Spare us drama on judges vetting, just clean up mess

By John Gerezani

A couple of Sundays ago something unusual happened which could have passed unnoticed by many. A prominent member of the Judicial Service Commission (JSC) Ahmednassir Abdulahi had penned an article in a newspaper opposing Parliament’s intention to move the vetting of magistrates from the under siege of Judges and Magistrates Vetting Board (JMVB) to the JSC.

On yet another page of the same paper, Chief Justice Willy Mutunga was quoted as supporting Parliament’s move. I sensed a deepening crack in the JSC and shared it casually with my colleague not knowing that matters would go full circle and come to the present state where the courts have temporarily suspended the operations of the JMVB while the Law Society of Kenya (LSK) is breathing fire over recent activities of the board.

Let me state here that it is apparent there is no real vetting taking place in both bodies and they should spare us the drama and clean house. It seems there is a pre-determined list of who must go and who must stay and I want to back up my contention with hard evidence. Stephen Kariuki Wangari versus the Republic is a case that was as perplexing as could be.

For the first time in history, the High Court heard a criminal appeal, dismissed it then re-heard the same case and allowed the appeal. Faced with a dilemma of having both committal and release orders for the same inmate, prison authorities decided to await the decision of the Court of Appeal that subsequently released the brother but not before casting aspersions on how the matter was handled.

Well, the Judge who wrote the two different judgments on the same matter has been cleared by the JMVB in such glowing terms that she has had the temerity to apply to be considered for a vacant position at the Court of Appeal. Let us not forget that before the vetting process started, she had applied to the JSC for the same position before suddenly withdrawing.

However, what is startling is the very public spat between the CJ and the LSK chair over the suspicious reinstatement of Justice Mohammed Ibrahim with the latter seeing vested interests at play. Well, we all know that Dr Mutunga and Mr Ibrahim
are old chums having both suffered detention during the Moi regime but just like LSK says and I agree, why are the rules being bent to favour a certain clique in the Judiciary?

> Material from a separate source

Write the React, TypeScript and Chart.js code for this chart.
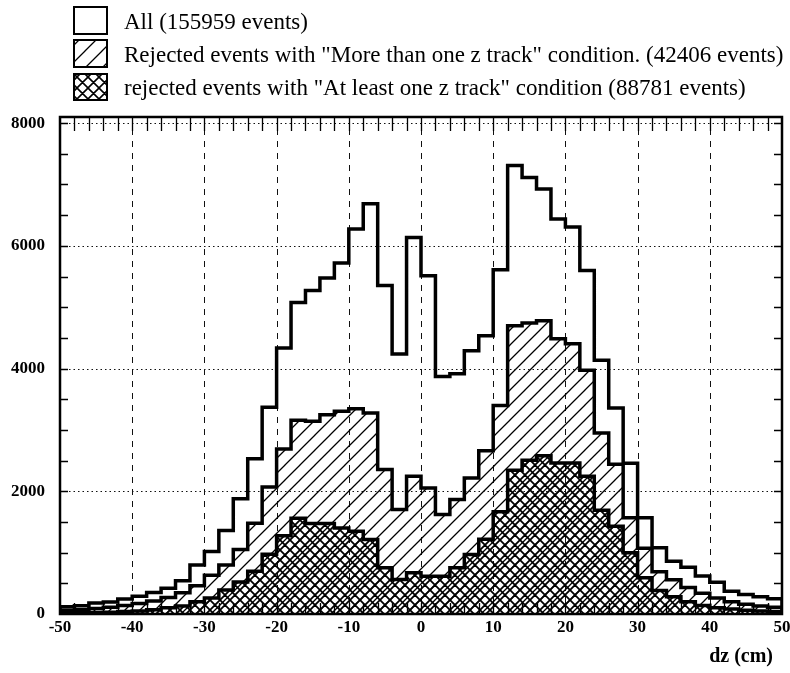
import React, { useEffect, useRef } from "react";
import { Chart, registerables } from "chart.js";

Chart.register(...registerables);

// Lower edges of the 2 cm bins (dz, cm)
const binLowEdges = [
  -50, -48, -46, -44, -42, -40, -38, -36, -34, -32,
  -30, -28, -26, -24, -22, -20, -18, -16, -14, -12,
  -10, -8, -6, -4, -2, 0, 2, 4, 6, 8,
  10, 12, 14, 16, 18, 20, 22, 24, 26, 28,
  30, 32, 34, 36, 38, 40, 42, 44, 46, 48,
];
const upperEdge = 50;

// All events (open histogram)
const allCounts = [
  120, 135, 180, 195, 245, 290, 350, 420, 540, 800,
  1020, 1360, 1880, 2530, 3370, 4335, 5078, 5274, 5475, 5720,
  6273, 6686, 5355, 4238, 6137, 5513, 3870, 3917, 4291, 4536,
  5611, 7310, 7114, 6925, 6436, 6306, 5600, 4134, 3358, 2455,
  1567, 1078, 860, 760, 620, 518, 372, 318, 280, 247,
];

// Diagonally hatched histogram
const diagonalCounts = [
  60, 70, 90, 110, 140, 170, 210, 270, 345, 460,
  630, 800, 1050, 1480, 2071, 2690, 3157, 3140, 3249, 3303,
  3347, 3277, 2353, 1702, 2244, 2055, 1620, 1865, 2218, 2660,
  3400, 4699, 4742, 4780, 4487, 4405, 3971, 2951, 2440, 1570,
  1070, 690, 560, 430, 340, 260, 200, 160, 130, 110,
];

// Cross-hatched histogram
const crossCounts = [
  15, 20, 25, 30, 40, 50, 70, 100, 130, 200,
  260, 390, 520, 697, 975, 1275, 1560, 1474, 1474, 1403,
  1349, 1213, 752, 562, 671, 616, 616, 752, 969, 1220,
  1665, 2342, 2505, 2581, 2463, 2463, 2244, 1690, 1430, 1000,
  590, 385, 280, 200, 140, 100, 80, 60, 50, 40,
];

const xTickValues = [-50, -40, -30, -20, -10, 0, 10, 20, 30, 40, 50];
const yTickValues = [0, 2000, 4000, 6000, 8000];
const xGridValues = [-40, -30, -20, -10, 0, 10, 20, 30, 40];
const yGridValues = [2000, 4000, 6000, 8000];
const xMinorTicks = [
  -48, -46, -44, -42, -40, -38, -36, -34, -32, -30, -28, -26, -24, -22, -20,
  -18, -16, -14, -12, -10, -8, -6, -4, -2, 0, 2, 4, 6, 8, 10, 12, 14, 16, 18,
  20, 22, 24, 26, 28, 30, 32, 34, 36, 38, 40, 42, 44, 46, 48,
];
const yMinorTicks = [
  500, 1000, 1500, 2000, 2500, 3000, 3500, 4000, 4500, 5000, 5500, 6000,
  6500, 7000, 7500, 8000,
];
const yMax = 8100;

const legendLabels = [
  "All (155959 events)",
  'Rejected events with "More than one z track" condition. (42406 events)',
  'rejected events with "At least one z track" condition (88781 events)',
];
const xTitle = "dz (cm)";

const SERIF = "'Liberation Serif', 'Times New Roman', serif";

function histPoints(values: number[]) {
  const pts: { x: number; y: number }[] = [{ x: binLowEdges[0], y: 0 }];
  values.forEach((v, i) => pts.push({ x: binLowEdges[i], y: v }));
  pts.push({ x: upperEdge, y: values[values.length - 1] });
  pts.push({ x: upperEdge, y: 0 });
  return pts;
}

function makePattern(period: number, width: number, cross: boolean): CanvasPattern | string {
  const c = document.createElement("canvas");
  c.width = period;
  c.height = period;
  const g = c.getContext("2d");
  if (!g) return "rgba(0,0,0,0.3)";
  g.strokeStyle = "#000";
  g.lineWidth = width;
  g.lineCap = "square";
  const p = period;
  g.beginPath();
  g.moveTo(-1, p + 1);
  g.lineTo(p + 1, -1);
  g.moveTo(-p / 2 - 1, p / 2 + 1);
  g.lineTo(p / 2 + 1, -p / 2 - 1);
  g.moveTo(p / 2 - 1, (3 * p) / 2 + 1);
  g.lineTo((3 * p) / 2 + 1, p / 2 - 1);
  if (cross) {
    g.moveTo(-1, -1);
    g.lineTo(p + 1, p + 1);
    g.moveTo(-p / 2 - 1, p / 2 - 1);
    g.lineTo(p / 2 + 1, (3 * p) / 2 + 1);
    g.moveTo(p / 2 - 1, -p / 2 - 1);
    g.lineTo((3 * p) / 2 + 1, p / 2 + 1);
  }
  g.stroke();
  const pat = g.createPattern(c, "repeat");
  return pat || "rgba(0,0,0,0.3)";
}

export default function App() {
  const ref = useRef<HTMLCanvasElement | null>(null);

  useEffect(() => {
    document.body.style.margin = "0";
    const canvas = ref.current;
    if (!canvas) return;

    const diagPat = makePattern(15, 1.3, false);
    const crossPat = makePattern(10, 1.8, true);
    const legendDiag = makePattern(17, 1.3, false);
    const legendCross = makePattern(11, 1.6, true);

    const decor = {
      id: "decor",
      beforeDatasetsDraw(chart: any) {
        const { ctx, chartArea: a, scales } = chart;
        const x = scales.x;
        const y = scales.y;
        ctx.save();
        ctx.strokeStyle = "#111";
        ctx.lineWidth = 1;
        ctx.setLineDash([1.5, 3]);
        for (const v of yGridValues) {
          const py = Math.round(y.getPixelForValue(v)) + 0.5;
          ctx.beginPath();
          ctx.moveTo(a.left, py);
          ctx.lineTo(a.right, py);
          ctx.stroke();
        }
        ctx.setLineDash([6, 6]);
        for (const v of xGridValues) {
          const px = Math.round(x.getPixelForValue(v)) + 0.5;
          ctx.beginPath();
          ctx.moveTo(px, a.top);
          ctx.lineTo(px, a.bottom);
          ctx.stroke();
        }
        ctx.restore();
      },
      afterDatasetsDraw(chart: any) {
        const { ctx, chartArea: a, scales } = chart;
        const x = scales.x;
        const y = scales.y;
        ctx.save();
        ctx.strokeStyle = "#000";
        ctx.setLineDash([]);
        ctx.lineWidth = 1.3;
        ctx.beginPath();
        for (const v of xMinorTicks) {
          const px = Math.round(x.getPixelForValue(v)) + 0.5;
          ctx.moveTo(px, a.top);
          ctx.lineTo(px, a.top + 14);
          ctx.moveTo(px, a.bottom);
          ctx.lineTo(px, a.bottom - 11);
        }
        for (const v of yMinorTicks) {
          const py = Math.round(y.getPixelForValue(v)) + 0.5;
          ctx.moveTo(a.left, py);
          ctx.lineTo(a.left + 8, py);
          ctx.moveTo(a.right, py);
          ctx.lineTo(a.right - 8, py);
        }
        ctx.stroke();
        ctx.lineWidth = 2.5;
        ctx.strokeRect(a.left, a.top, a.right - a.left, a.bottom - a.top);
        ctx.restore();
      },
      afterDraw(chart: any) {
        const { ctx } = chart;
        ctx.save();
        const boxes = [
          { y: 7, h: 27, fill: "#fff" as any },
          { y: 40, h: 27, fill: legendDiag as any },
          { y: 74, h: 26, fill: legendCross as any },
        ];
        const baselines = [29, 62, 95];
        boxes.forEach((b, i) => {
          ctx.fillStyle = "#fff";
          ctx.fillRect(74, b.y, 33, b.h);
          ctx.fillStyle = b.fill;
          ctx.fillRect(74, b.y, 33, b.h);
          ctx.lineWidth = 2;
          ctx.strokeStyle = "#000";
          ctx.strokeRect(74, b.y, 33, b.h);
          ctx.fillStyle = "#000";
          ctx.font = `23px ${SERIF}`;
          ctx.textAlign = "left";
          ctx.textBaseline = "alphabetic";
          ctx.fillText(legendLabels[i], 124, baselines[i]);
        });
        ctx.font = `bold 20px ${SERIF}`;
        ctx.textAlign = "right";
        ctx.fillText(xTitle, 773, 662);
        ctx.restore();
      },
    };

    const lineCommon = {
      stepped: true as const,
      borderColor: "#000",
      borderWidth: 3.5,
      pointRadius: 0,
      borderJoinStyle: "miter" as const,
      borderCapStyle: "butt" as const,
      tension: 0,
    };

    const chart = new Chart(canvas, {
      type: "line",
      data: {
        datasets: [
          { ...lineCommon, label: "cross", data: histPoints(crossCounts), fill: "origin", backgroundColor: crossPat as any },
          { ...lineCommon, label: "diag", data: histPoints(diagonalCounts), fill: "origin", backgroundColor: diagPat as any },
          { ...lineCommon, label: "all", data: histPoints(allCounts), fill: false, backgroundColor: "transparent" },
        ],
      },
      options: {
        animation: false,
        responsive: false,
        devicePixelRatio: 1,
        layout: { padding: { top: 117, right: 8, left: 0, bottom: 0 } },
        plugins: {
          legend: { display: false },
          tooltip: { enabled: false },
          title: { display: false },
        },
        events: [],
        scales: {
          x: {
            type: "linear",
            min: -50,
            max: 50,
            grid: { display: false, drawTicks: false },
            border: { display: false },
            afterBuildTicks: (s: any) => {
              s.ticks = xTickValues.map((v) => ({ value: v }));
            },
            afterFit: (s: any) => {
              s.height = 59;
              s.paddingLeft = 0;
              s.paddingRight = 0;
            },
            ticks: {
              autoSkip: false,
              maxRotation: 0,
              minRotation: 0,
              padding: 3,
              color: "#000",
              font: { family: SERIF, size: 17, weight: "bold" },
              callback: (v: any) => String(v),
            },
          },
          y: {
            type: "linear",
            min: 0,
            max: yMax,
            grid: { display: false, drawTicks: false },
            border: { display: false },
            afterBuildTicks: (s: any) => {
              s.ticks = yTickValues.map((v) => ({ value: v }));
            },
            afterFit: (s: any) => {
              s.width = 60;
              s.paddingTop = 0;
              s.paddingBottom = 0;
            },
            ticks: {
              autoSkip: false,
              padding: 15,
              color: "#000",
              font: { family: SERIF, size: 17, weight: "bold" },
              callback: (v: any) => String(v),
            },
          },
        },
      },
      plugins: [decor],
    });

    return () => chart.destroy();
  }, []);

  return (
    <div style={{ width: 790, height: 673, background: "#fff" }}>
      <canvas ref={ref} width={790} height={673} style={{ display: "block", width: 790, height: 673 }} />
    </div>
  );
}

The judge had a huge portfolio of unwritten High Court judgments by the time JSC cleared him to serve in the Supreme Court.  The initial JMVB decision to send him packing while lauded by litigants and lawyers as an apt move also brought into sharp focus the parameters used by the JSC in vetting. It is the same JSC that had also promoted Lady Justice Roselyn Nambuye to serve in the appeals court only for JMVB to find her unsuitable on the same complaint of undue delay in writing and delivering judgments.

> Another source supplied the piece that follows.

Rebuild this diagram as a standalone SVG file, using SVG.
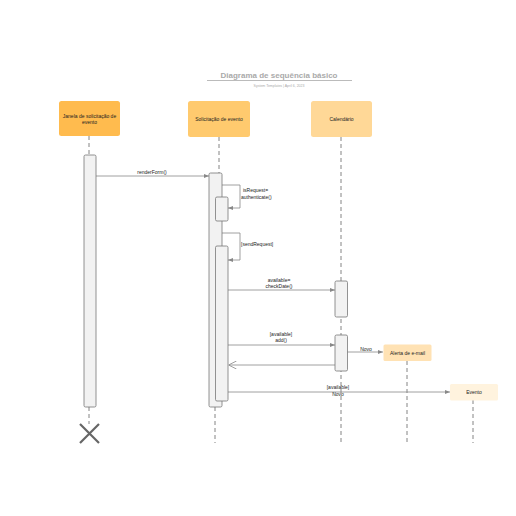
<svg xmlns="http://www.w3.org/2000/svg" width="516" height="516" viewBox="0 0 516 516">
<defs>
<style>
.t{font-family:"Liberation Sans",Arial,sans-serif;font-size:5px;fill:#222;text-anchor:middle}
.lbl{font-family:"Liberation Sans",Arial,sans-serif;font-size:5px;fill:#222}
.ll{stroke:#666;stroke-width:0.8;stroke-dasharray:4,3;fill:none}
.act{fill:#f2f2f2;stroke:#777;stroke-width:0.8}
.msg{stroke:#888;stroke-width:0.8;fill:none}
</style>
<marker id="ah" viewBox="0 0 10 10" refX="10" refY="5" markerWidth="5" markerHeight="5" orient="auto" markerUnits="userSpaceOnUse">
<path d="M0,1 L10,5 L0,9 z" fill="#888"/>
</marker>
<marker id="open" viewBox="0 0 10 10" refX="10" refY="5" markerWidth="8" markerHeight="8" orient="auto" markerUnits="userSpaceOnUse">
<path d="M0,0 L10,5 L0,10" fill="none" stroke="#888" stroke-width="1"/>
</marker>
</defs>
<rect width="516" height="516" fill="#fff"/>
<g id="title">
<text x="279" y="78" style="font-family:'Liberation Sans',Arial,sans-serif;font-size:8px;font-weight:bold;fill:#aaa;text-anchor:middle">Diagrama de sequência básico</text>
<line x1="207" y1="80.5" x2="352" y2="80.5" stroke="#aaa" stroke-width="0.8"/>
<text x="279" y="87" style="font-family:'Liberation Sans',Arial,sans-serif;font-size:3.5px;fill:#aaa;text-anchor:middle">System Templates  |  April 6, 2023</text>
</g>
<g id="connectors">
<line class="ll" x1="89" y1="136" x2="89" y2="155"/>
<line class="ll" x1="89" y1="407" x2="89" y2="424"/>
<line class="ll" x1="219" y1="137" x2="219" y2="173"/>
<line class="ll" x1="215" y1="407" x2="215" y2="443"/>
<line class="ll" x1="341" y1="137" x2="341" y2="443"/>
<line class="ll" x1="407" y1="361" x2="407" y2="443"/>
<line class="ll" x1="473" y1="400" x2="473" y2="443"/>
<line class="msg" x1="96" y1="176" x2="209" y2="176" marker-end="url(#ah)"/>
<polyline class="msg" points="222,185 240,185 240,208 228,208" marker-end="url(#ah)"/>
<polyline class="msg" points="222,233 240,233 240,260 228,260" marker-end="url(#ah)"/>
<line class="msg" x1="228" y1="290" x2="335" y2="290" marker-end="url(#ah)"/>
<line class="msg" x1="228" y1="345" x2="335" y2="345" marker-end="url(#ah)"/>
<line class="msg" x1="347" y1="352" x2="383" y2="352" marker-end="url(#ah)"/>
<line class="msg" x1="335" y1="365" x2="228.5" y2="365" marker-end="url(#open)"/>
<line class="msg" x1="228" y1="392" x2="450" y2="392" marker-end="url(#ah)"/>
<text class="t" x="152" y="174">renderForm()</text>
<text class="lbl" x="243" y="192">isRequest=</text>
<text class="lbl" x="241" y="198.5">authenticate()</text>
<text class="lbl" x="241" y="245.5">[sendRequest]</text>
<text class="t" x="279" y="282">available=</text>
<text class="t" x="279" y="288">checkDate()</text>
<text class="t" x="281" y="335.5">[available]</text>
<text class="t" x="281" y="341.5">add()</text>
<text class="t" x="366" y="350.5">Novo</text>
<text class="t" x="338" y="389">[available]</text>
<text class="t" x="338" y="396">Novo</text>
</g>
<g id="n1">
<rect x="59" y="101" width="61" height="35" rx="2.5" fill="#ffbb4e"/>
<text class="t" x="89.5" y="117.5">Janela de solicitação de</text>
<text class="t" x="89.5" y="123.5">evento</text>
<rect class="act" x="84" y="155" width="12" height="252" rx="1.5"/>
<path d="M80,424 L99,443 M99,424 L80,443" stroke="#666" stroke-width="2.2"/>
</g>
<g id="n2">
<rect x="188" y="101" width="62" height="36" rx="2.5" fill="#ffca6e"/>
<text class="t" x="219" y="120.5">Solicitação de evento</text>
<rect class="act" x="209" y="173" width="13" height="234" rx="1.5"/>
<rect class="act" x="215.5" y="197" width="12.5" height="24" rx="1.5"/>
<rect class="act" x="215.5" y="246" width="12.5" height="155" rx="1.5"/>
</g>
<g id="n3">
<rect x="311" y="101" width="61" height="36" rx="2.5" fill="#ffd897"/>
<text class="t" x="341.5" y="120.5">Calendário</text>
<rect class="act" x="335" y="281" width="12.5" height="36" rx="1.5"/>
<rect class="act" x="335" y="335" width="12.5" height="36" rx="1.5"/>
</g>
<g id="n4">
<rect x="383.5" y="344.5" width="48" height="16.5" rx="1.5" fill="#ffe2b4"/>
<text class="t" x="407.5" y="354.5">Alerta de e-mail</text>
</g>
<g id="n5">
<rect x="450" y="384" width="48" height="16.5" rx="1.5" fill="#fff3de"/>
<text class="t" x="474" y="394">Evento</text>
</g>
</svg>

She must have ruffled some feathers in her appeal for review when she named equally guilty fellow judges who had been spared the sack, raising the spectre of discrimination in the Judiciary.

Did someone panic that Nambuye had exposed the judicial skunk and had her placated before she could rock the boat from within The jury is out on that but the fact is the entire vetting process has been proved to be a farcical shuffling of cards with a lot of motion but little action. Let me wrap this up by asking the JSC to give out the full list of the judges it has employed since its Constitution with an emphasis on regional spread and if any was employed by virtue of their relations with members of the commission.

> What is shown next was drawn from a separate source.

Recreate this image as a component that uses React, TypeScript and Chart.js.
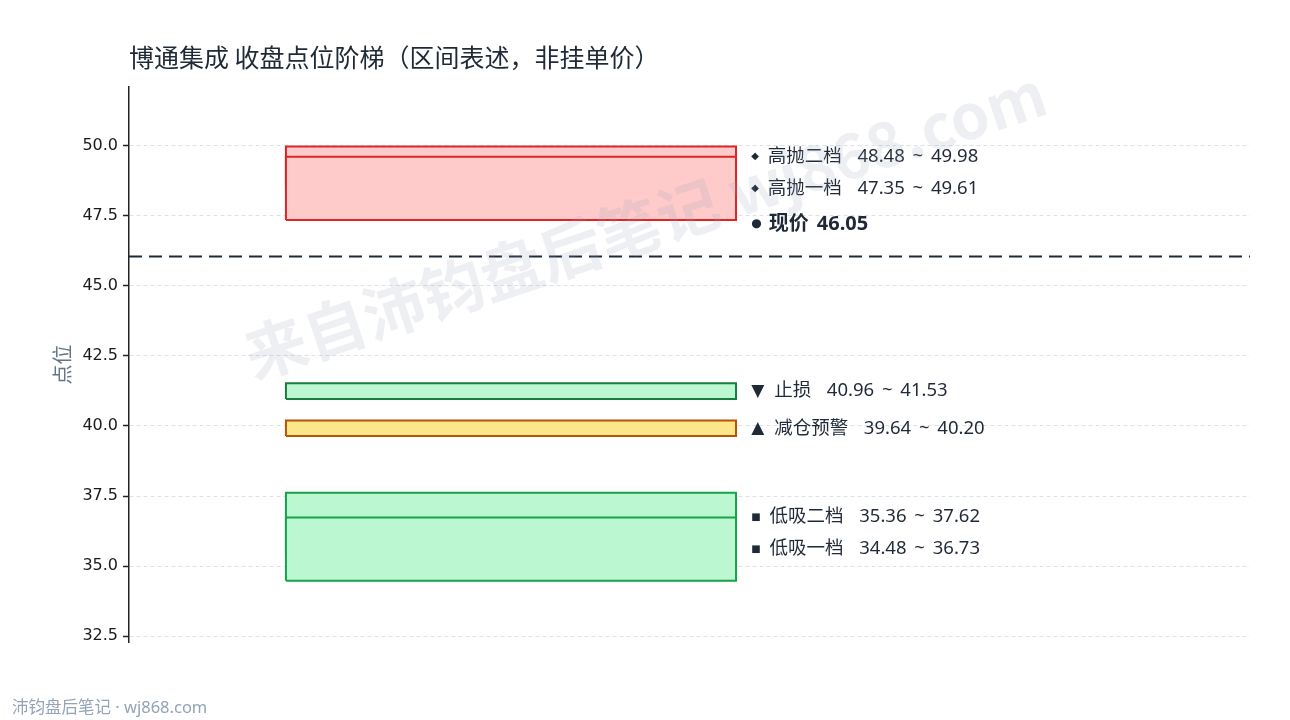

It would be helpful also to know what informed the decision to hire 50 per cent of new judges of the Environmental and Land division from one region and if that inspires faith and confidence. That is not to question the judges’ competence but to address perception in a country where every decision is viewed through a very narrow prism—tribe.

And please spare me the razz-mattaz of specialisation; many judges countrywide handle all manner of cases ranging from civil to criminal to environmental and public law without a whimper. I suggest a public debate between Mutunga and Mutua on these weighty matters. I rest my case.